Designed by Victor Gruen, Midtown Plaza was dedicated on April 10, 1962, as the first downtown indoor mall in the United States. The first enclosed shopping center had been Southdale Center in suburban Minneapolis in 1956, also designed by Gruen. The idea for this mall started with discussions between Gilbert J.C. McCurdy, owner of the McCurdy's department stores, and Maurice F. Forman, owner of the B. Forman Co. department stores. At that time, strip plazas were growing in popularity. Though both owners had opened branch stores, they were concerned about Downtown Rochester's viability and came up with the idea of an indoor shopping center.
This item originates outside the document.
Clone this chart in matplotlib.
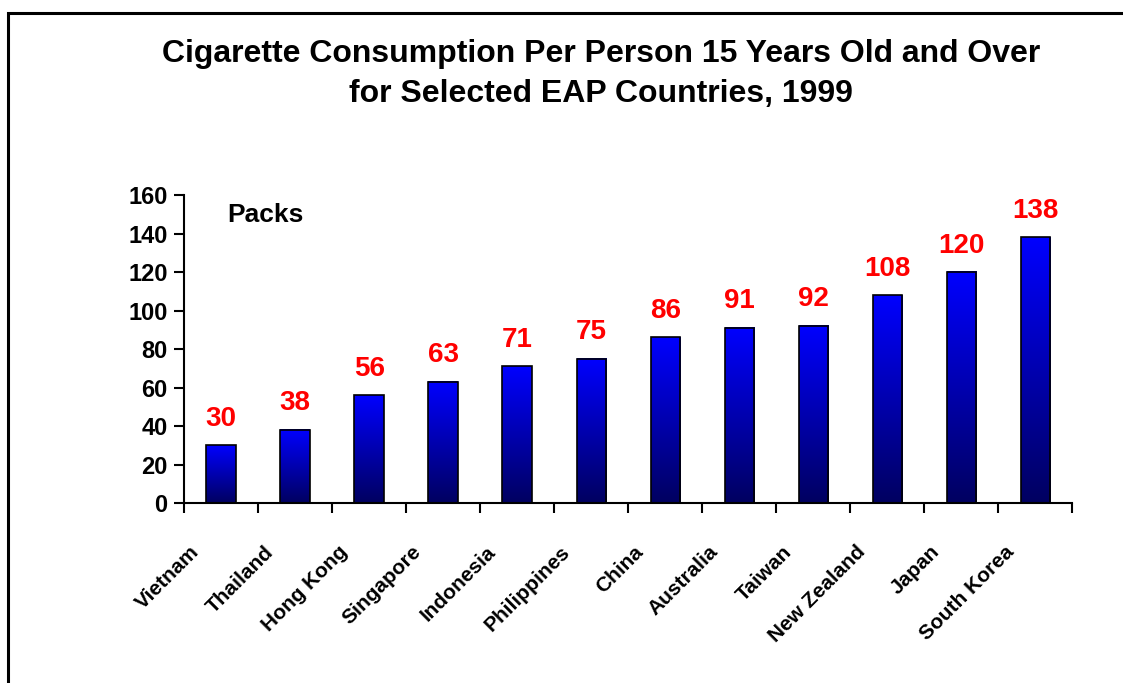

Gruen was at the height of his influence when Midtown was completed, and the project attracted international attention, including a nationally televised feature report on NBC-TV's Huntley-Brinkley Report the night of its opening in April 1962. City officials and planners from around the globe came to see Gruen's solution to the mid-century urban crisis.  Midtown won several design awards.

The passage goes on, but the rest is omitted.